**Exercise goal:**
Write out, word for word, every line from the first one through the line that holds "from matplotlib.lines import Line2D", and nothing else; skip the pictures.

**Supplied information:**
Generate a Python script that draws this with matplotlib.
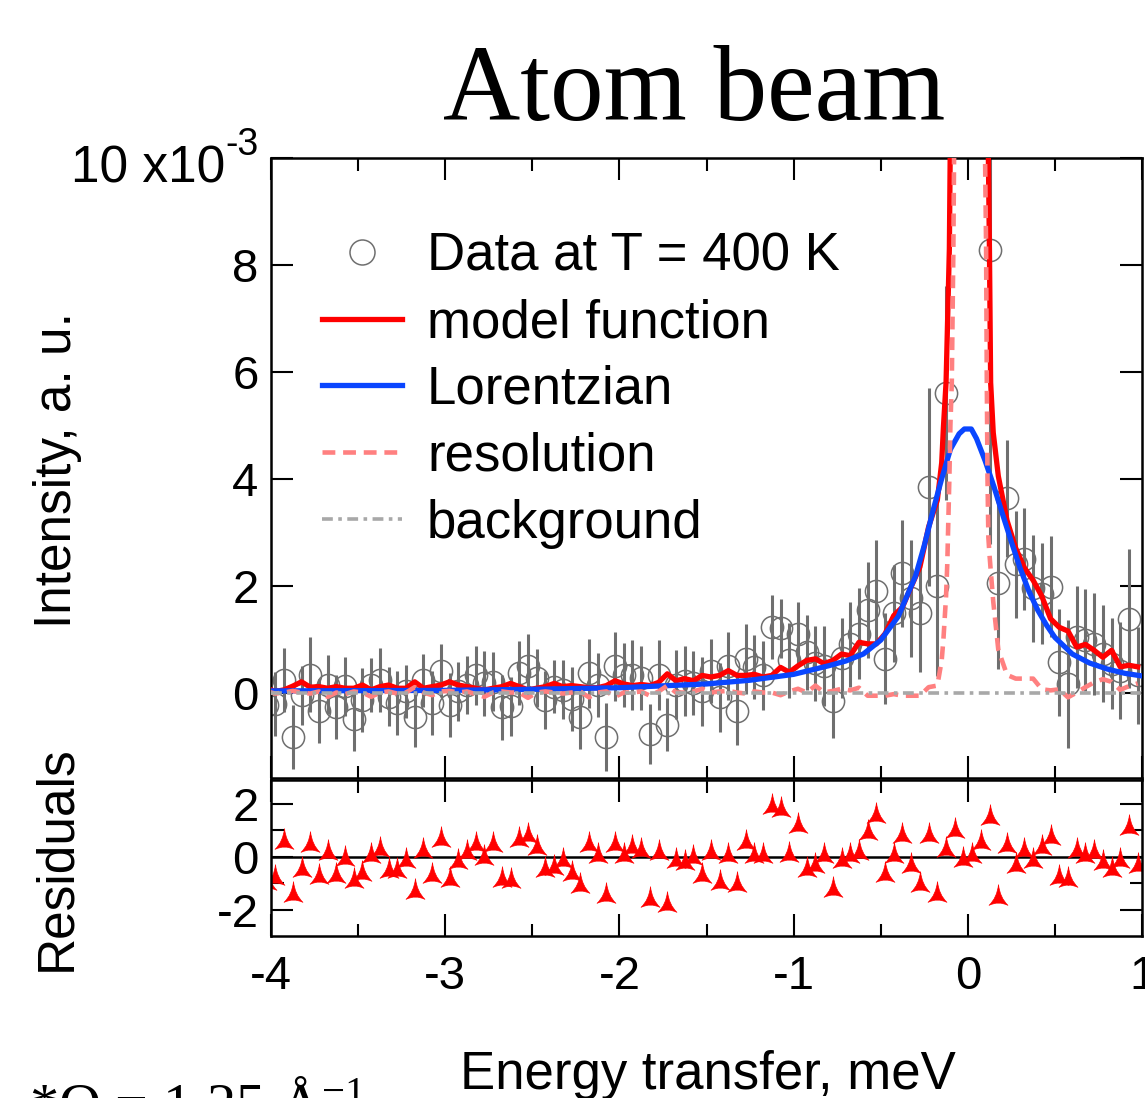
import numpy as np
import matplotlib
matplotlib.use('Agg')
import matplotlib.pyplot as plt
from matplotlib.path import Path
from matplotlib.lines import Line2D

plt.rcParams['font.family'] = ['Liberation Sans', 'DejaVu Sans']
plt.rcParams['mathtext.default'] = 'regular'
plt.rcParams['axes.unicode_minus'] = False

# energy channels (meV)
energy = np.round(-4.025 + 0.05 * np.arange(101), 3)

# measured intensity (x1e-3) and error bars
intensity = [-0.23, -0.22, 0.24, -0.83, -0.05, 0.33, -0.34, 0.15, -0.27, 0.12,
             -0.5, -0.14, 0.14, 0.23, -0.08, -0.2, 0.02, -0.46, 0.23, -0.2,
             0.41, -0.24, 0.02, 0.14, 0.32, 0.17, 0.2, -0.28, -0.26, 0.36,
             0.5, 0.27, -0.14, 0.11, 0.05, -0.12, -0.45, 0.36, 0.14, -0.83,
             0.49, 0.33, 0.33, 0.27, -0.77, 0.33, -0.6, 0.15, 0.22, 0.18,
             0.02, 0.41, -0.09, 0.5, -0.34, 0.63, 0.48, 0.32, 1.22, 1.2,
             0.6, 1.1, 0.75, 0.55, 0.5, -0.15, 0.64, 0.9, 1.1, 1.54,
             1.9, 0.63, 1.48, 2.23, 1.76, 1.48, 3.85, 2.0, 5.6, 16.0,
             42.0, 46.0, 20.0, 8.28, 2.04, 3.63, 2.4, 2.5, 1.95, 1.85,
             1.98, 0.57, 0.16, 1.04, 0.98, 0.91, 0.73, 0.54, 0.41, 1.38, 0.32]
intensity_err = [0.55, 0.6, 0.6, 0.6, 0.55, 0.7, 0.6, 0.55, 0.6, 0.55,
                 0.6, 0.6, 0.5, 0.6, 0.55, 0.6, 0.5, 0.55, 0.5, 0.6,
                 0.5, 0.6, 0.55, 0.55, 0.55, 0.6, 0.55, 0.6, 0.55, 0.6,
                 0.6, 0.55, 0.55, 0.5,
                 0.55, 0.6, 0.6, 0.65, 0.6, 0.63, 0.65, 0.6, 0.65, 0.6,
                 0.56, 0.65, 0.5, 0.65, 0.65, 0.6,
                 0.65, 0.6, 0.65, 0.64, 0.65, 0.65, 0.6, 0.65, 0.6, 0.55,
                 0.7, 0.6, 0.7, 0.7, 0.75, 0.7,
                 0.75, 0.8, 0.85, 0.9, 0.95, 0.85, 0.9, 1.0, 1.1, 1.1, 1.85, 1.7, 2.0,
                 3.0, 4.0, 4.0, 3.0, 5.5,
                 1.6, 1.1, 1.0, 0.95, 1.0, 0.95, 0.95, 1.0, 1.2, 0.95, 0.95, 0.95,
                 0.9, 0.85, 0.9, 1.3, 0.9]

residuals = [-0.9, -0.73, 0.65, -1.36, -0.42, 0.53, -0.69, 0.21, -0.67, -0.01,
             -0.86, -0.57, 0.09, 0.34, -0.48, -0.48, -0.1, -1.27, 0.28, -0.67,
             0.72, -0.79, -0.14, 0.21, 0.53, 0.03, 0.53, -0.79, -0.86, 0.72,
             0.84, 0.4, -0.42, -0.35, -0.1, -0.57, -1.04, 0.53, 0.09, -1.42,
             0.53, 0.09, 0.4, 0.28, -1.55, 0.21, -1.74, -0.1, -0.16, 0.03,
             -0.67, 0.21, -0.92, 0.09, -0.98, 0.59, 0.09, 0.09, 1.97, 1.85,
             0.15, 1.22, -0.42, -0.29, 0.09, -1.17, -0.1, 0.09, 0.21, 0.97,
             1.6, -0.6, 0.09, 0.84, -0.29, -0.98, 0.84, -1.36, 0.34, 1.03,
             -0.04, 0.09, 0.59, 1.53, -1.48, 0.47, -0.29, 0.28, -0.1, 0.4,
             0.78, -0.73, -0.79, 0.28, 0.09, 0.21, -0.16, -0.42, -0.1, 1.16, -0.29]

# fit curves: tails on the channel grid, extra points across the elastic line
peak_e = [-0.15, -0.14, -0.125, -0.118, -0.106, -0.1, -0.092, -0.083, -0.079, -0.05,
          0.0, 0.05, 0.095, 0.099, 0.105, 0.109, 0.113, 0.118, 0.124, 0.131, 0.146]

model_left = [0.08, 0.02, 0.05, 0.12, 0.2, 0.1, 0.11, 0.08, 0.11, 0.08,
              0.08, 0.14, 0.05, 0.11, 0.14, 0.08, 0.08, 0.2, 0.08, 0.11,
              0.14, 0.2, 0.14, 0.11, 0.08, 0.05, 0.08, 0.11, 0.17, 0.11,
              0.05, 0.08, 0.11, 0.17,
              0.11, 0.13, 0.11, 0.09, 0.09, 0.13, 0.22, 0.16, 0.13, 0.15,
              0.13, 0.19, 0.35, 0.22, 0.26, 0.22, 0.32, 0.29, 0.32, 0.41,
              0.32, 0.32, 0.34, 0.29, 0.32, 0.47, 0.38, 0.5, 0.6, 0.63,
              0.54, 0.6, 0.72, 0.69, 0.94,
              0.91, 0.91, 1.1, 1.44, 1.6, 1.98, 2.35, 3.1, 3.6]
model_peak = [4.3, 4.97, 5.8, 6.7, 8.3, 10.5, 14.0, 20.0, 23.0, 32.0,
              36.0, 32.0, 20.0, 17.0, 14.0, 12.0, 11.0, 10.0, 8.3, 5.8, 4.86]
model_right = [4.05, 3.22, 2.7, 2.33, 2.1, 1.8, 1.38, 1.22, 1.15, 0.85,
               0.9, 0.79, 0.66, 0.79, 0.48, 0.51, 0.48]

res_left = [0.02, -0.02, 0.0, 0.03, 0.0, -0.02, 0.02, -0.08, 0.0, -0.03,
            0.02, 0.0, -0.08, 0.0, 0.02, -0.02, 0.0, 0.1, 0.0, -0.05,
            0.02, 0.03, 0.0, 0.02, -0.03, -0.08, 0.0, 0.02, 0.0, 0.0,
            -0.1, 0.0, 0.02, 0.0,
            -0.02, 0.0, 0.02, -0.09, 0.0, 0.02, -0.08, 0.0, 0.0, 0.02,
            -0.06, 0.02, 0.13, 0.0, 0.0, 0.02,
            0.07, 0.0, 0.02, 0.03, 0.0, -0.02, 0.02, 0.0, 0.0, -0.05,
            0.02, 0.07, 0.0, 0.13, 0.0, 0.03, 0.07, 0.04, 0.09,
            -0.06, -0.06, -0.06, -0.03, -0.06, -0.06, -0.06, 0.1, 0.13]
res_peak = [0.6, 1.0, 1.8, 2.4, 4.0, 5.0, 5.8, 8.3, 10.0, 22.0,
            32.0, 24.0, 12.0, 10.0, 8.3, 5.8, 4.0, 2.9, 2.6, 2.3, 1.7]
res_right = [0.8, 0.33, 0.26, 0.26, 0.26, 0.06, 0.04, 0.06, -0.09, 0.0,
             0.1, 0.19, 0.25, 0.2, 0.05, 0.12, 0.17]

lor_e = [-4.0, -3.5, -3.0, -2.5, -2.0, -1.5, -1.25, -1.0, -0.9, -0.8, -0.7, -0.6,
         -0.5, -0.4, -0.3, -0.25, -0.2, -0.15, -0.1, -0.05, -0.02, 0.02, 0.05,
         0.1, 0.15, 0.2, 0.25, 0.3, 0.35, 0.4, 0.45, 0.5, 0.6, 0.7, 0.8, 0.9, 1.0]
lor_y = [0.03, 0.035, 0.04, 0.06, 0.09, 0.16, 0.23, 0.34, 0.42, 0.5, 0.59, 0.72,
         0.98, 1.42, 2.18, 2.75, 3.4, 4.0, 4.55, 4.84, 4.93, 4.93, 4.75,
         4.33, 3.85, 3.33, 2.82, 2.33, 1.9, 1.55, 1.27, 1.03, 0.72, 0.55, 0.44, 0.36, 0.31]

bg_level = 0.0

n_left = len(model_left)
fit_e = np.concatenate([energy[:n_left], peak_e, energy[-len(model_right):]])
fit_model = np.concatenate([model_left, model_peak, model_right])
fit_res = np.concatenate([res_left, res_peak, res_right])

grey = '#6f6f6f'
red = '#ff0000'
blue = '#0a46ff'
pink = '#ff8080'
bg_grey = '#a8a8a8'
res_dash = (0, (2.8, 1.7))
bg_dash = (0, (3, 1.5, 1, 1.5))

fig = plt.figure(figsize=(11.45, 10.98), dpi=100)
ax = fig.add_axes([0.2367, 0.2914, 0.7607, 0.5647])
axr = fig.add_axes([0.2367, 0.1475, 0.7607, 0.1421])

ax.errorbar(energy, intensity, yerr=intensity_err, fmt='o', ms=16, mfc='none',
            mec=grey, mew=1.1, ecolor=grey, elinewidth=2.2, capsize=0, zorder=2)
ax.plot(fit_e, fit_model, color=red, lw=3.8, zorder=3)
ax.plot(lor_e, lor_y, color=blue, lw=3.8, zorder=4)
ax.plot(fit_e, fit_res, color=pink, lw=3.3, ls=res_dash, zorder=5)
ax.axhline(bg_level, color=bg_grey, lw=2.6, ls=bg_dash, zorder=6)

ax.set_xlim(-4, 1)
ax.set_ylim(-1.6, 10)
ax.set_xticks(range(-4, 2))
ax.set_xticks(np.arange(-4, 1.01, 0.5), minor=True)
ax.set_yticks([0, 2, 4, 6, 8, 10])
ax.set_yticklabels(['0', '2', '4', '6', '8', ''])
ax.tick_params(which='both', direction='in', top=True, right=True, width=1.5,
               labelbottom=False, labelsize=34, pad=9)
ax.tick_params(which='major', length=16)
ax.tick_params(which='minor', length=9)

# top tick label with its exponent
fig.text(0.1965, 0.8342, '10 x10', fontsize=37, ha='right', va='baseline')
fig.text(0.1965, 0.8588, '-3', fontsize=27, ha='left', va='baseline')

# concave arrowhead marker for residuals
arrow = Path([(0, 1), (0.12, -0.1), (0.8, -0.75), (0, -0.35), (-0.8, -0.75),
              (-0.12, -0.1), (0, 1), (0, 1)],
             [Path.MOVETO, Path.CURVE3, Path.CURVE3, Path.CURVE3, Path.CURVE3,
              Path.CURVE3, Path.CURVE3, Path.CLOSEPOLY])
axr.axhline(0, color='black', lw=1.8, zorder=1)
axr.plot(energy, residuals, ls='none', marker=arrow, ms=17, color=red, mec=red,
         mew=0.5, zorder=2)
axr.set_xlim(-4, 1)
axr.set_ylim(-3.0, 2.9)
axr.set_xticks(range(-4, 2))
axr.set_xticks(np.arange(-4, 1.01, 0.5), minor=True)
axr.set_yticks([-2, 0, 2])
axr.set_yticks([-1, 1], minor=True)
axr.tick_params(which='both', direction='in', top=True, right=True, width=1.5,
                labelsize=34)
axr.tick_params(axis='y', pad=9)
axr.tick_params(axis='x', pad=14)
axr.tick_params(which='major', length=16)
axr.tick_params(which='minor', length=9)

for a in (ax, axr):
    for s in a.spines.values():
        s.set_linewidth(1.8)

handles = [Line2D([], [], ls='none', marker='o', ms=18, mfc='none', mec=grey, mew=1.1),
           Line2D([], [], color=red, lw=3.8),
           Line2D([], [], color=blue, lw=3.8),
           Line2D([], [], color=pink, lw=3.3, ls=res_dash),
           Line2D([], [], color=bg_grey, lw=2.6, ls=bg_dash)]
labels = ['Data at T = 400 K', 'model function', 'Lorentzian', 'resolution', 'background']
ax.legend(handles, labels, loc='upper left', bbox_to_anchor=(0.058, 0.882),
          frameon=False, fontsize=38, handlelength=1.53, handletextpad=0.47,
          labelspacing=0.32, borderpad=0, borderaxespad=0)

fig.text(0.606, 0.8907, 'Atom beam', family=['Liberation Serif', 'DejaVu Serif'],
         fontsize=77, ha='center', va='baseline')
fig.text(0.0498, 0.572, 'Intensity, a. u.', rotation=90, fontsize=37,
         ha='center', va='center')
fig.text(0.0498, 0.2186, 'Residuals', rotation=90, fontsize=37,
         ha='center', va='center')
fig.text(0.4017, 0.0082, 'Energy transfer, meV', fontsize=38, ha='left', va='baseline')
fig.text(0.025, -0.0228, '*Q = 1.25 Å$^{-1}$', family=['Liberation Serif', 'DejaVu Serif'],
         fontsize=42, ha='left', va='baseline')

fig.savefig('out.png', dpi=100, facecolor='white')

**Reply to the exercise:**
Generate a Python script that draws this with matplotlib.
import numpy as np
import matplotlib
matplotlib.use('Agg')
import matplotlib.pyplot as plt
from matplotlib.path import Path
from matplotlib.lines import Line2D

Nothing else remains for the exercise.